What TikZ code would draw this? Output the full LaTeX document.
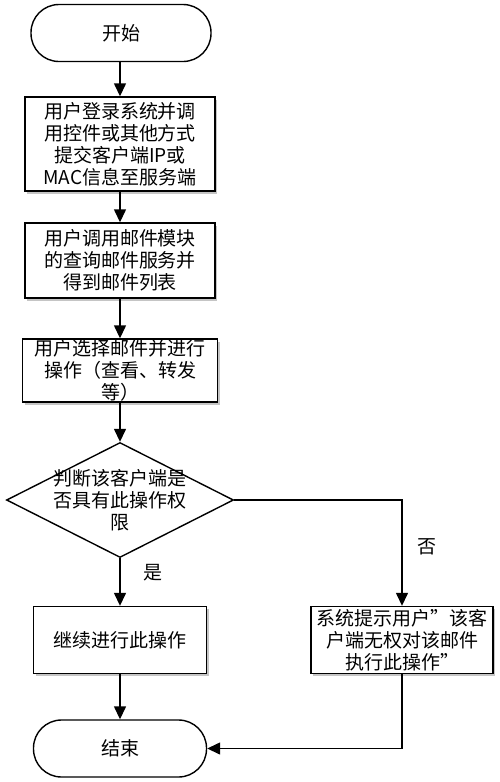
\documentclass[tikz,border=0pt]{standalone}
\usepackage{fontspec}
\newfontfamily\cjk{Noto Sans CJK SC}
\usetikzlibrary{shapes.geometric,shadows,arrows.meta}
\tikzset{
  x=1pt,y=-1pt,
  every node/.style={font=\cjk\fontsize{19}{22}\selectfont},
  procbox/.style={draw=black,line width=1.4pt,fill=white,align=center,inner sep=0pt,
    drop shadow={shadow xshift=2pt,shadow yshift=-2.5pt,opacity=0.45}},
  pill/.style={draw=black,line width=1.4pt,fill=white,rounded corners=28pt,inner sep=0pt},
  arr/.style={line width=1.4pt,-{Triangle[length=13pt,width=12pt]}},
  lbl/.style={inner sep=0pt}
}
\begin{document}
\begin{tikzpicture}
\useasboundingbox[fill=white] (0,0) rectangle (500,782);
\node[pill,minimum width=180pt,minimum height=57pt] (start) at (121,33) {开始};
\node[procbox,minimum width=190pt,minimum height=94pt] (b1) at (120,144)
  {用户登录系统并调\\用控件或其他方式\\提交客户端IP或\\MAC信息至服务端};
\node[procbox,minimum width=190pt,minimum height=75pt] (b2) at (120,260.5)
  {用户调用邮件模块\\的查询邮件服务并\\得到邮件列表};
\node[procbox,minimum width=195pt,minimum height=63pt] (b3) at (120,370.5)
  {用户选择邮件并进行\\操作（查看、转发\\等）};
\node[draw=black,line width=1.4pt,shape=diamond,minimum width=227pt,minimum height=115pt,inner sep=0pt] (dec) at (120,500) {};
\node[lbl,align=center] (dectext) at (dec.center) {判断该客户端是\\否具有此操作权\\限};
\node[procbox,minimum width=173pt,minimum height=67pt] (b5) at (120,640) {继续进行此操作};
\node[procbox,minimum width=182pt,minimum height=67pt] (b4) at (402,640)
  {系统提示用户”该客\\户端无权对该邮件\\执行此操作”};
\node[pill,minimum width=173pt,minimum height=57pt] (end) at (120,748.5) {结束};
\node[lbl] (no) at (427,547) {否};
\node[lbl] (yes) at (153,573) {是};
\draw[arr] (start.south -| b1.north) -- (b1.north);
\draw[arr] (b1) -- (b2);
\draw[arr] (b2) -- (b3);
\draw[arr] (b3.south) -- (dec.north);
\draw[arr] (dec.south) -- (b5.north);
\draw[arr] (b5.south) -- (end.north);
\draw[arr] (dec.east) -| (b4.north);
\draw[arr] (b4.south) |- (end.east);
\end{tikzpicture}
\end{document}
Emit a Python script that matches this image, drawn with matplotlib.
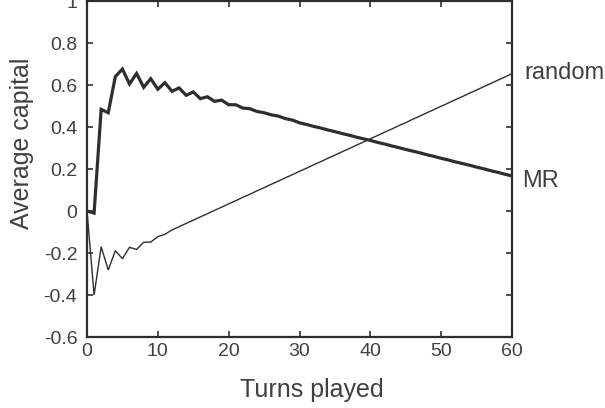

*Exercise instructions*.
Your copy should match the entries exactly, minus the pictures.

*Task response*.
What TikZ code would draw this? Output the full LaTeX document.
\documentclass[tikz,border=0pt]{standalone}
\usepackage{fontspec}
\newfontfamily\cjk{Noto Sans CJK SC}
\usetikzlibrary{shapes.geometric,shadows,arrows.meta}
\tikzset{
  x=1pt,y=-1pt,
  every node/.style={font=\cjk\fontsize{19}{22}\selectfont},
  procbox/.style={draw=black,line width=1.4pt,fill=white,align=center,inner sep=0pt,
    drop shadow={shadow xshift=2pt,shadow yshift=-2.5pt,opacity=0.45}},
  pill/.style={draw=black,line width=1.4pt,fill=white,rounded corners=28pt,inner sep=0pt},
  arr/.style={line width=1.4pt,-{Triangle[length=13pt,width=12pt]}},
  lbl/.style={inner sep=0pt}
}
\begin{document}
\begin{tikzpicture}
\useasboundingbox[fill=white] (0,0) rectangle (500,782);
\node[pill,minimum width=180pt,minimum height=57pt] (start) at (121,33) {开始};
\node[procbox,minimum width=190pt,minimum height=94pt] (b1) at (120,144)
  {用户登录系统并调\\用控件或其他方式\\提交客户端IP或\\MAC信息至服务端};
\node[procbox,minimum width=190pt,minimum height=75pt] (b2) at (120,260.5)
  {用户调用邮件模块\\的查询邮件服务并\\得到邮件列表};
\node[procbox,minimum width=195pt,minimum height=63pt] (b3) at (120,370.5)
  {用户选择邮件并进行\\操作（查看、转发\\等）};
\node[draw=black,line width=1.4pt,shape=diamond,minimum width=227pt,minimum height=115pt,inner sep=0pt] (dec) at (120,500) {};
\node[lbl,align=center] (dectext) at (dec.center) {判断该客户端是\\否具有此操作权\\限};
\node[procbox,minimum width=173pt,minimum height=67pt] (b5) at (120,640) {继续进行此操作};
\node[procbox,minimum width=182pt,minimum height=67pt] (b4) at (402,640)
  {系统提示用户”该客\\户端无权对该邮件\\执行此操作”};
\node[pill,minimum width=173pt,minimum height=57pt] (end) at (120,748.5) {结束};
\node[lbl] (no) at (427,547) {否};
\node[lbl] (yes) at (153,573) {是};
\draw[arr] (start.south -| b1.north) -- (b1.north);
\draw[arr] (b1) -- (b2);
\draw[arr] (b2) -- (b3);
\draw[arr] (b3.south) -- (dec.north);
\draw[arr] (dec.south) -- (b5.north);
\draw[arr] (b5.south) -- (end.north);
\draw[arr] (dec.east) -| (b4.north);
\draw[arr] (b4.south) |- (end.east);
\end{tikzpicture}
\end{document}
Emit a Python script that matches this image, drawn with matplotlib.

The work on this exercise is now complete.